Ciò che è stato è stato e non possiamo fare nulla per cambiare il passato ma possiamo sempre evitare che ciò riaccada. Sembra assurdo, lo so, ma non è così.
Se pensiamo che ancora oggi esistono Paesi dove gli oppositori politici, le persone ritenute di rango inferiore, extracomunitari, bambini e donne vengono rinchiusi nei campi di concentramento che sono dei veri e propri campi di lavoro e di sfruttamento, se pensiamo che ancora oggi esistono Paesi in cui lo sfruttamento minorile e le violenze sulle donne sono all’ordine del giorno, se pensiamo che ancora oggi esistono piccoli gruppi politici che continuano a sostenere le idee di Mussolini e del nazismo perché dovremmo stupirci nel pensare che tutto ciò potrebbe riaccadere se solo noi non cercassimo di evitarlo?
Eppure c’è chi ha il coraggio di negare ciò che è stato.

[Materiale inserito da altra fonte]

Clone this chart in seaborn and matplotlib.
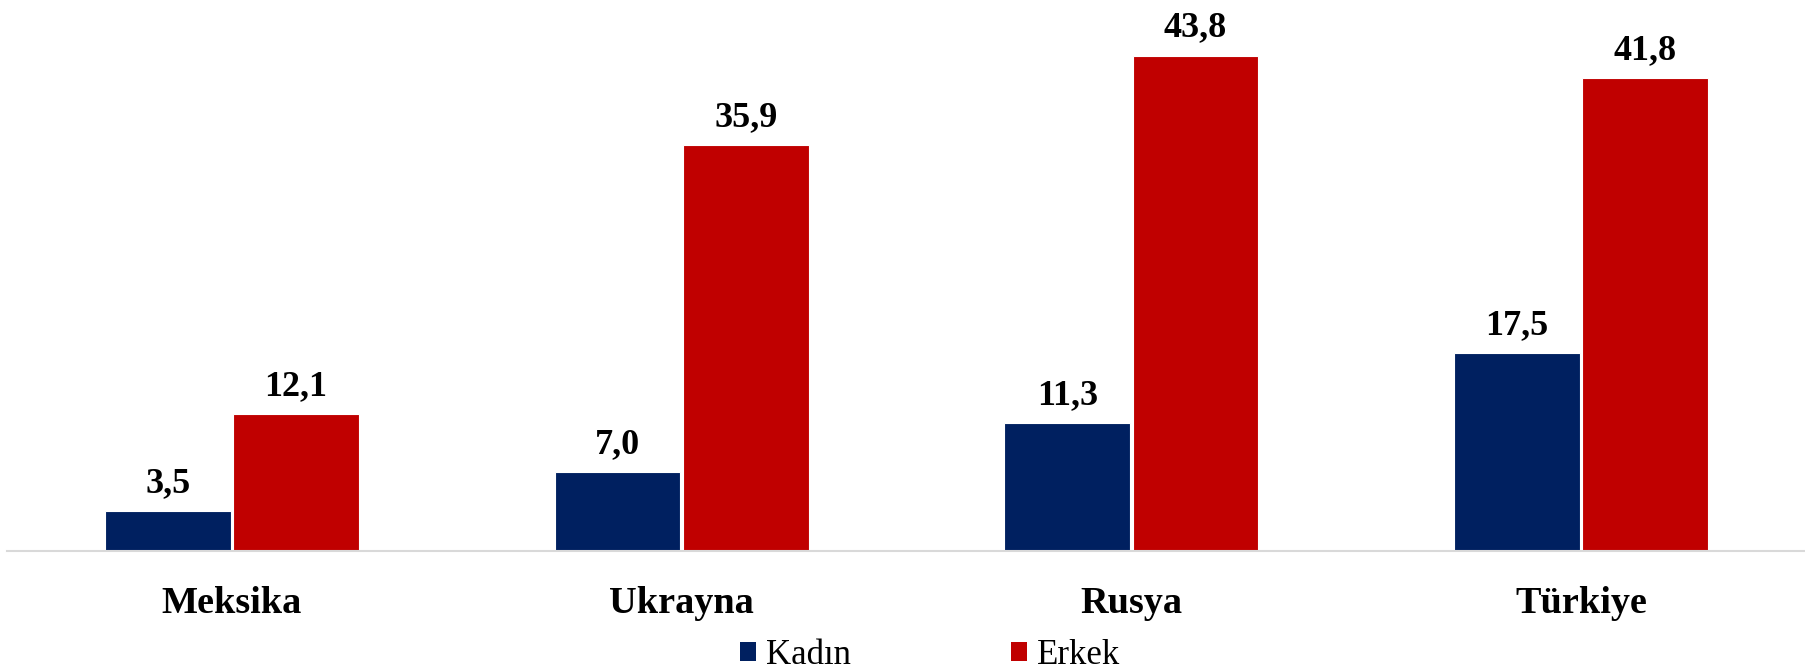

Il negazionismo infatti nasce come un atteggiamento storico-politico che, utilizzando a fini ideologici-politici modalità di negazione di fenomeni storici accertati, nega contro ogni evidenza il fatto storico stesso. Nel caso della Shoah i negazionisti pensano che Hitler ha fatto quello che ha potuto, ma che la guerra totale contro gli ebrei deve ancora essere portata a termine
. Sembra inutile ribadire che ci sono state le camere a gas in Europa, che i forni crematori durante la Seconda Guerra Mondiale hanno industrialmente vaporizzato milioni di corpi, per volontà politica di Adolf Hitler e compagni, che c’è stato lo sterminio degli ebrei nel cuore dell’Europa.
 

Che la Shoah ha effettivamente avuto luogo. Che non si deve lasciar scivolare il mondo in uno stato psicotico in cui sia possibile insinuare il dubbio che l’annientamento di oltre sei milioni di ebrei abbia avuto luogo. Qualcuno ha giustamente osservato che la risposta a chi nega l’annientamento non può essere solo una risposta basata su cifre, dati, documenti, prove e testimonianze. Lo sterminio non è solo una questione di numeri, argomenti o di storia. Uno dei tratti che caratterizzano il negazionismo è quello di ritenere ogni testimonianza diretta di un ebreo una menzogna (Hitler definisce l’ebreo un “maestro nell’arte di mentire”) e dunque lo sterminio un’invenzione della propaganda sionista mondiale. I negazionisti odierni, i nazisti universitari, hanno prosperato nelle accademie di provincia, in quelle italiane non meno che in quelle tedesche e francesi, dove il nazismo è stato ed è definito una “follia” a chiacchiere, dove è mancato l’interesse e il bisogno di interrogarsi seriamente sul nazismo come fenomeno politico in trasformazione. Sentendo queste raccapriccianti idee non possiamo fare a meno di pensare che in Italia occorre una legge contro chi nega la Shoah. Dobbiamo combattere il peccato e la vergogna del negazionismo con la verità della Shoah perché lottare contro il negazionismo è un dovere etico di ogni persona. Dobbiamo fare in modo che il mondo intero non dimentichi mai ciò che milioni di persone innocenti hanno dovuto subire, dobbiamo fare in modo che la Shoah non venga ricordata solo come una conseguenza politica, la Shoah è stata una profonda ferita nella nostra storia e come tale deve essere ricordata. Siamo tutti responsabili. Siamo tutti protagonisti. Siamo tutti in dovere di ricordare e far ricordare.
Finché abbiamo dei ricordi, il passato dura. Finché abbiamo delle speranze, il futuro ci attende.